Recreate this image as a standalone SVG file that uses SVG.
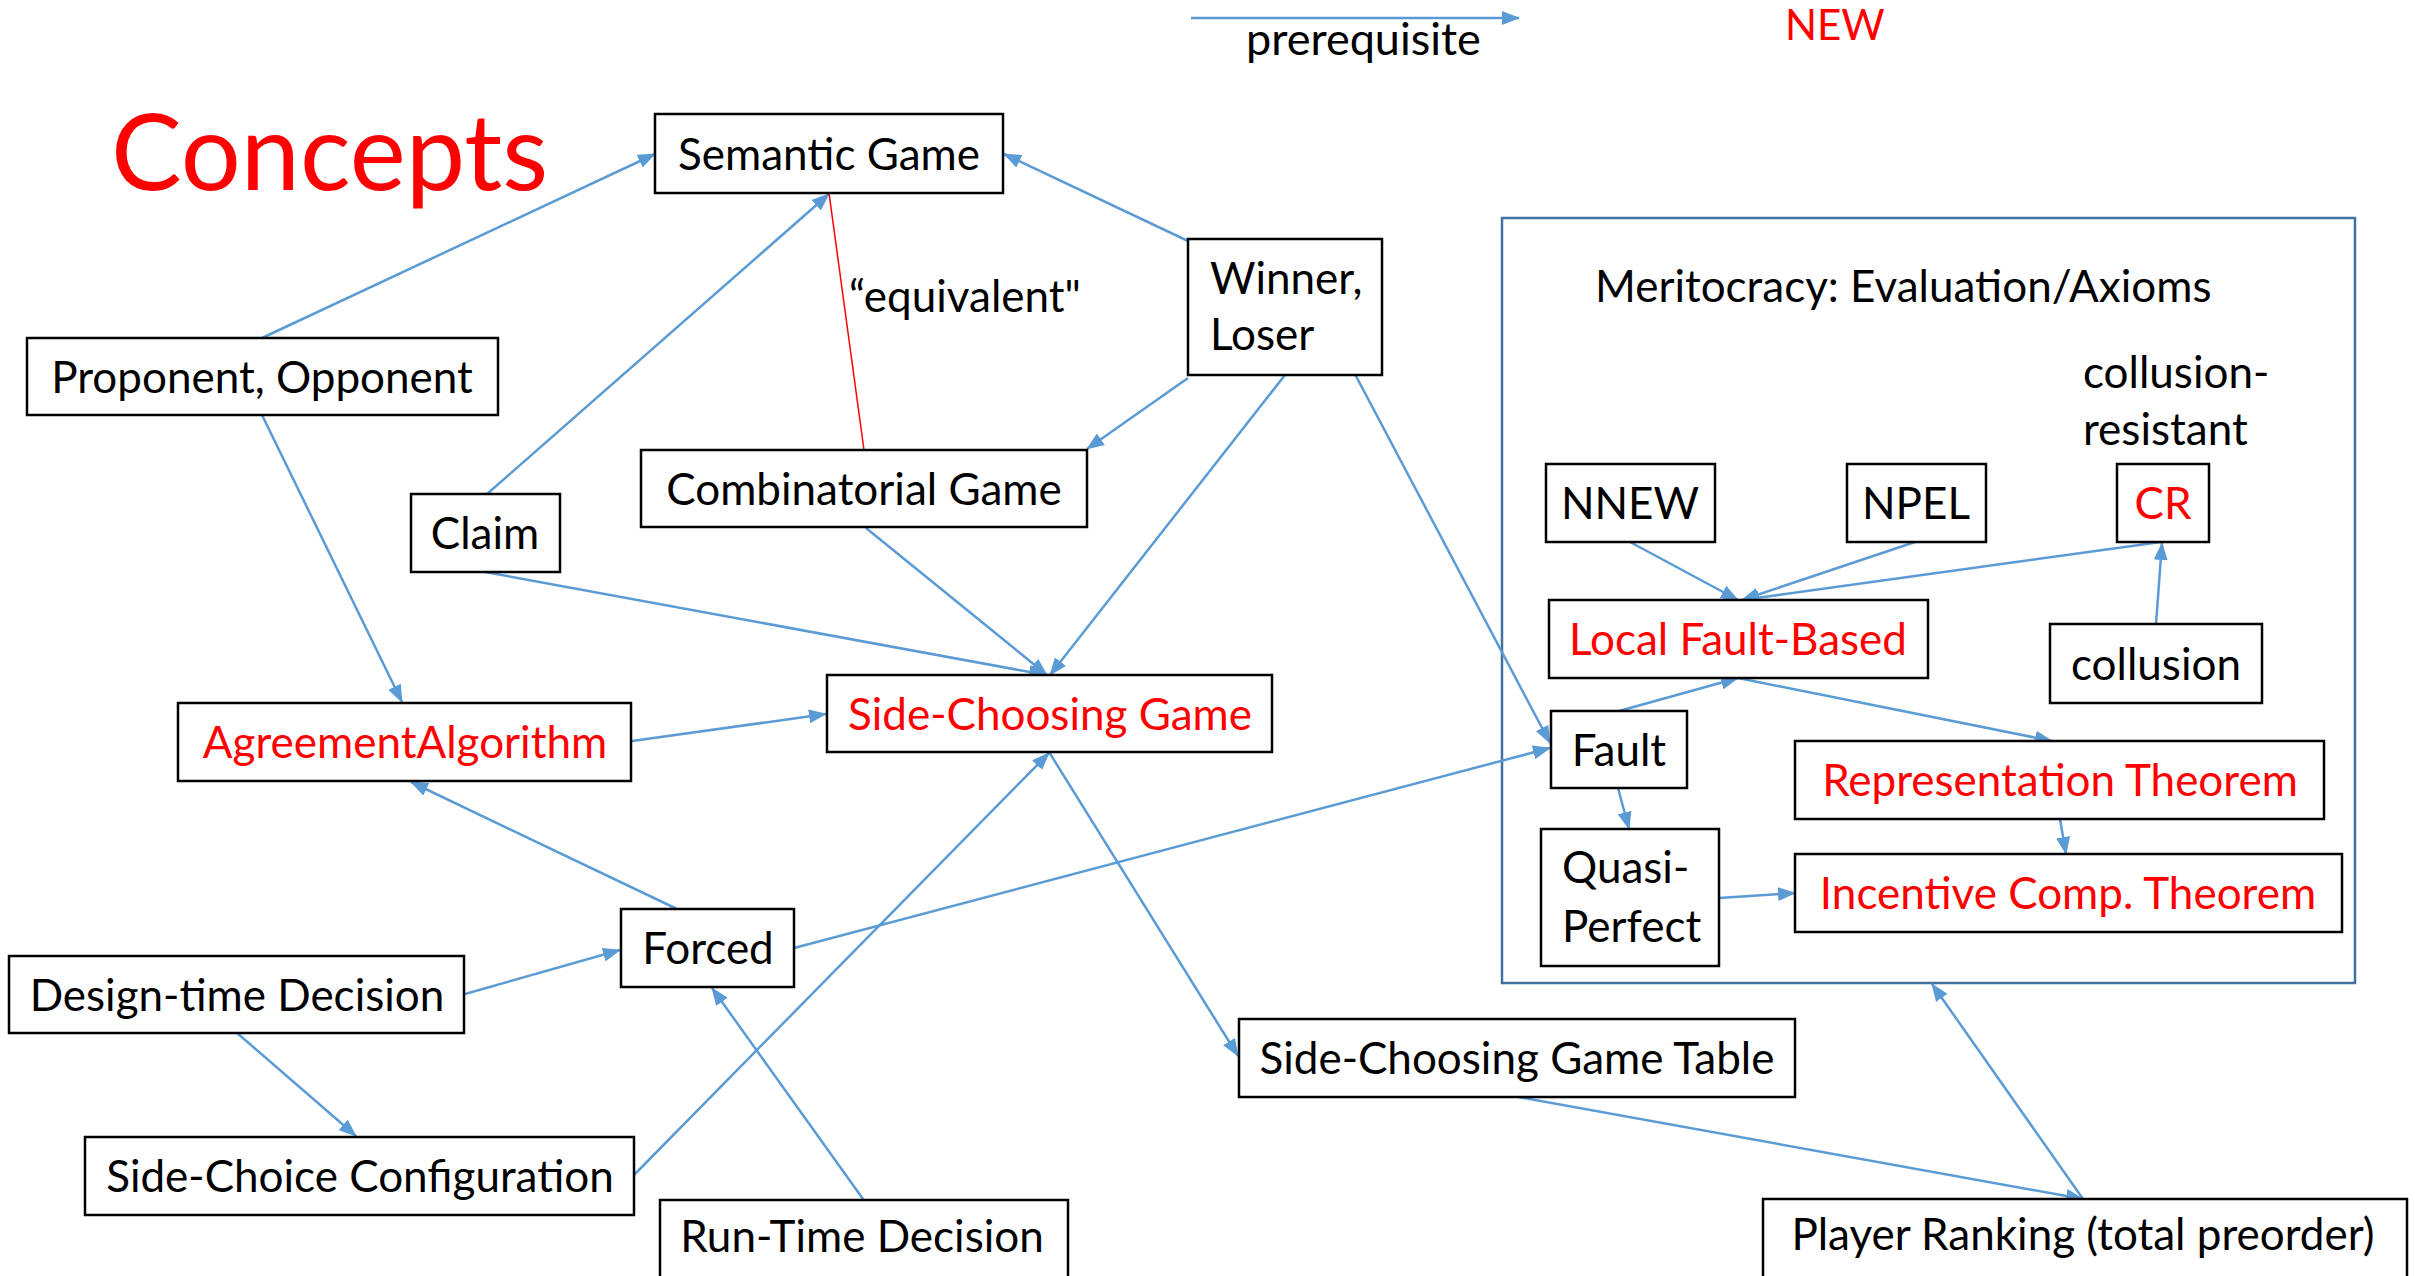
<svg xmlns="http://www.w3.org/2000/svg" width="2415" height="1276" viewBox="0 0 2415 1276">
<style>
.box{fill:#fff;stroke:#000;stroke-width:2.5}
.t{font-family:Lato,"Liberation Sans",sans-serif;font-size:44px;fill:#000}
.c{text-anchor:middle}
.red{fill:#ff0000}
.e{fill:none;stroke:#5b9bd5;stroke-width:2.5;marker-end:url(#ah)}
</style>
<defs>
<marker id="ah" markerWidth="18" markerHeight="14" refX="17" refY="7" orient="auto" markerUnits="userSpaceOnUse">
<path d="M0,0 L18,7 L0,14 z" fill="#5b9bd5"/>
</marker>
</defs>
<rect width="2415" height="1276" fill="#fff"/>

<g id="titles">
<text x="111" y="190" class="t red" style="font-size:106px">Concepts</text>
<text x="1785" y="40" class="t red" style="font-size:42px">NEW</text>
<text x="1246" y="55" class="t" style="font-size:45px">prerequisite</text>
<text x="849" y="312" class="t">“equivalent"</text>
</g>

<g id="meritocracy">
<rect x="1502" y="218" width="853" height="765" fill="none" stroke="#41719c" stroke-width="2.5"/>
<text x="1595" y="302" class="t">Meritocracy: Evaluation/Axioms</text>
<text x="2083" y="388" class="t">collusion-</text>
<text x="2083" y="445" class="t">resistant</text>
</g>

<g id="connectors">
<line class="e" x1="1191" y1="18" x2="1519" y2="18"/>
<line class="e" x1="262" y1="338" x2="655" y2="154"/>
<line class="e" x1="487" y1="494" x2="829" y2="194"/>
<line class="e" x1="1188" y1="241" x2="1004" y2="154"/>
<line x1="829" y1="193" x2="864" y2="450" stroke="#ff0000" stroke-width="1.5"/>
<line class="e" x1="1188" y1="378" x2="1087" y2="449"/>
<line class="e" x1="1285" y1="375" x2="1050" y2="675"/>
<line class="e" x1="1329" y1="325" x2="1550" y2="743"/>
<line class="e" x1="485" y1="572" x2="1046" y2="675"/>
<line class="e" x1="866" y1="528" x2="1047" y2="675"/>
<line class="e" x1="262" y1="415" x2="402" y2="702"/>
<line class="e" x1="632" y1="741" x2="826" y2="714"/>
<line class="e" x1="677" y1="909" x2="411" y2="782"/>
<line class="e" x1="465" y1="994" x2="620" y2="950"/>
<line class="e" x1="237" y1="1033" x2="356" y2="1136"/>
<line class="e" x1="634" y1="1175" x2="1049" y2="753"/>
<line class="e" x1="863" y1="1199" x2="712" y2="988"/>
<line class="e" x1="794" y1="948" x2="1550" y2="748"/>
<line class="e" x1="1049" y1="752" x2="1238" y2="1056"/>
<line class="e" x1="1518" y1="1097" x2="2083" y2="1199"/>
<line class="e" x1="2083" y1="1199" x2="1932" y2="984"/>
<line class="e" x1="1630" y1="542" x2="1738" y2="600"/>
<line class="e" x1="1915" y1="542" x2="1742" y2="600"/>
<line class="e" x1="2161" y1="542" x2="1742" y2="600"/>
<line class="e" x1="2156" y1="624" x2="2162" y2="543"/>
<line class="e" x1="1619" y1="711" x2="1738" y2="678"/>
<line class="e" x1="1738" y1="678" x2="2052" y2="741"/>
<line class="e" x1="1618" y1="788" x2="1629" y2="829"/>
<line class="e" x1="2060" y1="819" x2="2066" y2="854"/>
<line class="e" x1="1719" y1="898" x2="1795" y2="893"/>
</g>

<g id="n-semantic"><rect class="box" x="655" y="114" width="348" height="79"/><text x="829" y="170" class="t c">Semantic Game</text></g>
<g id="n-proponent"><rect class="box" x="27" y="338" width="471" height="77"/><text x="262" y="393" class="t c">Proponent, Opponent</text></g>
<g id="n-claim"><rect class="box" x="411" y="494" width="149" height="78"/><text x="485" y="549" class="t c">Claim</text></g>
<g id="n-combinatorial"><rect class="box" x="641" y="450" width="446" height="77"/><text x="864" y="505" class="t c">Combinatorial Game</text></g>
<g id="n-winner"><rect class="box" x="1188" y="239" width="194" height="136"/><text x="1210" y="294" class="t">Winner,</text><text x="1210" y="350" class="t">Loser</text></g>
<g id="n-agreement"><rect class="box" x="178" y="703" width="453" height="78"/><text x="405" y="758" class="t c red">AgreementAlgorithm</text></g>
<g id="n-sidechoosing"><rect class="box" x="827" y="675" width="445" height="77"/><text x="1050" y="730" class="t c red">Side-Choosing Game</text></g>
<g id="n-forced"><rect class="box" x="621" y="909" width="173" height="78"/><text x="708" y="964" class="t c">Forced</text></g>
<g id="n-designtime"><rect class="box" x="9" y="956" width="455" height="77"/><text x="237" y="1011" class="t c">Design-time Decision</text></g>
<g id="n-sidechoice"><rect class="box" x="85" y="1137" width="549" height="78"/><text x="360" y="1192" class="t c">Side-Choice Configuration</text></g>
<g id="n-runtime"><rect class="box" x="660" y="1200" width="408" height="90"/><text x="862" y="1252" class="t c">Run-Time Decision</text></g>
<g id="n-table"><rect class="box" x="1239" y="1019" width="556" height="78"/><text x="1517" y="1074" class="t c">Side-Choosing Game Table</text></g>
<g id="n-ranking"><rect class="box" x="1763" y="1199" width="644" height="91"/><text x="2083" y="1250" class="t c">Player Ranking (total preorder)</text></g>
<g id="n-nnew"><rect class="box" x="1546" y="464" width="169" height="78"/><text x="1630" y="519" class="t c">NNEW</text></g>
<g id="n-npel"><rect class="box" x="1847" y="464" width="139" height="78"/><text x="1916" y="519" class="t c">NPEL</text></g>
<g id="n-cr"><rect class="box" x="2117" y="464" width="92" height="78"/><text x="2163" y="519" class="t c red">CR</text></g>
<g id="n-local"><rect class="box" x="1549" y="600" width="379" height="78"/><text x="1738" y="655" class="t c red">Local Fault-Based</text></g>
<g id="n-collusion"><rect class="box" x="2050" y="624" width="212" height="79"/><text x="2156" y="680" class="t c">collusion</text></g>
<g id="n-fault"><rect class="box" x="1551" y="711" width="136" height="77"/><text x="1619" y="766" class="t c">Fault</text></g>
<g id="n-quasi"><rect class="box" x="1541" y="829" width="178" height="137"/><text x="1562" y="883" class="t">Quasi-</text><text x="1562" y="942" class="t">Perfect</text></g>
<g id="n-representation"><rect class="box" x="1795" y="741" width="529" height="78"/><text x="2060" y="796" class="t c red">Representation Theorem</text></g>
<g id="n-incentive"><rect class="box" x="1795" y="854" width="547" height="78"/><text x="2068" y="909" class="t c red">Incentive Comp. Theorem</text></g>
</svg>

_Goal_
Repeat the data exactly, without the pictures.

_Task solution_
Recreate this image as a standalone SVG file that uses SVG.
<svg xmlns="http://www.w3.org/2000/svg" width="2415" height="1276" viewBox="0 0 2415 1276">
<style>
.box{fill:#fff;stroke:#000;stroke-width:2.5}
.t{font-family:Lato,"Liberation Sans",sans-serif;font-size:44px;fill:#000}
.c{text-anchor:middle}
.red{fill:#ff0000}
.e{fill:none;stroke:#5b9bd5;stroke-width:2.5;marker-end:url(#ah)}
</style>
<defs>
<marker id="ah" markerWidth="18" markerHeight="14" refX="17" refY="7" orient="auto" markerUnits="userSpaceOnUse">
<path d="M0,0 L18,7 L0,14 z" fill="#5b9bd5"/>
</marker>
</defs>
<rect width="2415" height="1276" fill="#fff"/>

<g id="titles">
<text x="111" y="190" class="t red" style="font-size:106px">Concepts</text>
<text x="1785" y="40" class="t red" style="font-size:42px">NEW</text>
<text x="1246" y="55" class="t" style="font-size:45px">prerequisite</text>
<text x="849" y="312" class="t">“equivalent"</text>
</g>

<g id="meritocracy">
<rect x="1502" y="218" width="853" height="765" fill="none" stroke="#41719c" stroke-width="2.5"/>
<text x="1595" y="302" class="t">Meritocracy: Evaluation/Axioms</text>
<text x="2083" y="388" class="t">collusion-</text>
<text x="2083" y="445" class="t">resistant</text>
</g>

<g id="connectors">
<line class="e" x1="1191" y1="18" x2="1519" y2="18"/>
<line class="e" x1="262" y1="338" x2="655" y2="154"/>
<line class="e" x1="487" y1="494" x2="829" y2="194"/>
<line class="e" x1="1188" y1="241" x2="1004" y2="154"/>
<line x1="829" y1="193" x2="864" y2="450" stroke="#ff0000" stroke-width="1.5"/>
<line class="e" x1="1188" y1="378" x2="1087" y2="449"/>
<line class="e" x1="1285" y1="375" x2="1050" y2="675"/>
<line class="e" x1="1329" y1="325" x2="1550" y2="743"/>
<line class="e" x1="485" y1="572" x2="1046" y2="675"/>
<line class="e" x1="866" y1="528" x2="1047" y2="675"/>
<line class="e" x1="262" y1="415" x2="402" y2="702"/>
<line class="e" x1="632" y1="741" x2="826" y2="714"/>
<line class="e" x1="677" y1="909" x2="411" y2="782"/>
<line class="e" x1="465" y1="994" x2="620" y2="950"/>
<line class="e" x1="237" y1="1033" x2="356" y2="1136"/>
<line class="e" x1="634" y1="1175" x2="1049" y2="753"/>
<line class="e" x1="863" y1="1199" x2="712" y2="988"/>
<line class="e" x1="794" y1="948" x2="1550" y2="748"/>
<line class="e" x1="1049" y1="752" x2="1238" y2="1056"/>
<line class="e" x1="1518" y1="1097" x2="2083" y2="1199"/>
<line class="e" x1="2083" y1="1199" x2="1932" y2="984"/>
<line class="e" x1="1630" y1="542" x2="1738" y2="600"/>
<line class="e" x1="1915" y1="542" x2="1742" y2="600"/>
<line class="e" x1="2161" y1="542" x2="1742" y2="600"/>
<line class="e" x1="2156" y1="624" x2="2162" y2="543"/>
<line class="e" x1="1619" y1="711" x2="1738" y2="678"/>
<line class="e" x1="1738" y1="678" x2="2052" y2="741"/>
<line class="e" x1="1618" y1="788" x2="1629" y2="829"/>
<line class="e" x1="2060" y1="819" x2="2066" y2="854"/>
<line class="e" x1="1719" y1="898" x2="1795" y2="893"/>
</g>

<g id="n-semantic"><rect class="box" x="655" y="114" width="348" height="79"/><text x="829" y="170" class="t c">Semantic Game</text></g>
<g id="n-proponent"><rect class="box" x="27" y="338" width="471" height="77"/><text x="262" y="393" class="t c">Proponent, Opponent</text></g>
<g id="n-claim"><rect class="box" x="411" y="494" width="149" height="78"/><text x="485" y="549" class="t c">Claim</text></g>
<g id="n-combinatorial"><rect class="box" x="641" y="450" width="446" height="77"/><text x="864" y="505" class="t c">Combinatorial Game</text></g>
<g id="n-winner"><rect class="box" x="1188" y="239" width="194" height="136"/><text x="1210" y="294" class="t">Winner,</text><text x="1210" y="350" class="t">Loser</text></g>
<g id="n-agreement"><rect class="box" x="178" y="703" width="453" height="78"/><text x="405" y="758" class="t c red">AgreementAlgorithm</text></g>
<g id="n-sidechoosing"><rect class="box" x="827" y="675" width="445" height="77"/><text x="1050" y="730" class="t c red">Side-Choosing Game</text></g>
<g id="n-forced"><rect class="box" x="621" y="909" width="173" height="78"/><text x="708" y="964" class="t c">Forced</text></g>
<g id="n-designtime"><rect class="box" x="9" y="956" width="455" height="77"/><text x="237" y="1011" class="t c">Design-time Decision</text></g>
<g id="n-sidechoice"><rect class="box" x="85" y="1137" width="549" height="78"/><text x="360" y="1192" class="t c">Side-Choice Configuration</text></g>
<g id="n-runtime"><rect class="box" x="660" y="1200" width="408" height="90"/><text x="862" y="1252" class="t c">Run-Time Decision</text></g>
<g id="n-table"><rect class="box" x="1239" y="1019" width="556" height="78"/><text x="1517" y="1074" class="t c">Side-Choosing Game Table</text></g>
<g id="n-ranking"><rect class="box" x="1763" y="1199" width="644" height="91"/><text x="2083" y="1250" class="t c">Player Ranking (total preorder)</text></g>
<g id="n-nnew"><rect class="box" x="1546" y="464" width="169" height="78"/><text x="1630" y="519" class="t c">NNEW</text></g>
<g id="n-npel"><rect class="box" x="1847" y="464" width="139" height="78"/><text x="1916" y="519" class="t c">NPEL</text></g>
<g id="n-cr"><rect class="box" x="2117" y="464" width="92" height="78"/><text x="2163" y="519" class="t c red">CR</text></g>
<g id="n-local"><rect class="box" x="1549" y="600" width="379" height="78"/><text x="1738" y="655" class="t c red">Local Fault-Based</text></g>
<g id="n-collusion"><rect class="box" x="2050" y="624" width="212" height="79"/><text x="2156" y="680" class="t c">collusion</text></g>
<g id="n-fault"><rect class="box" x="1551" y="711" width="136" height="77"/><text x="1619" y="766" class="t c">Fault</text></g>
<g id="n-quasi"><rect class="box" x="1541" y="829" width="178" height="137"/><text x="1562" y="883" class="t">Quasi-</text><text x="1562" y="942" class="t">Perfect</text></g>
<g id="n-representation"><rect class="box" x="1795" y="741" width="529" height="78"/><text x="2060" y="796" class="t c red">Representation Theorem</text></g>
<g id="n-incentive"><rect class="box" x="1795" y="854" width="547" height="78"/><text x="2068" y="909" class="t c red">Incentive Comp. Theorem</text></g>
</svg>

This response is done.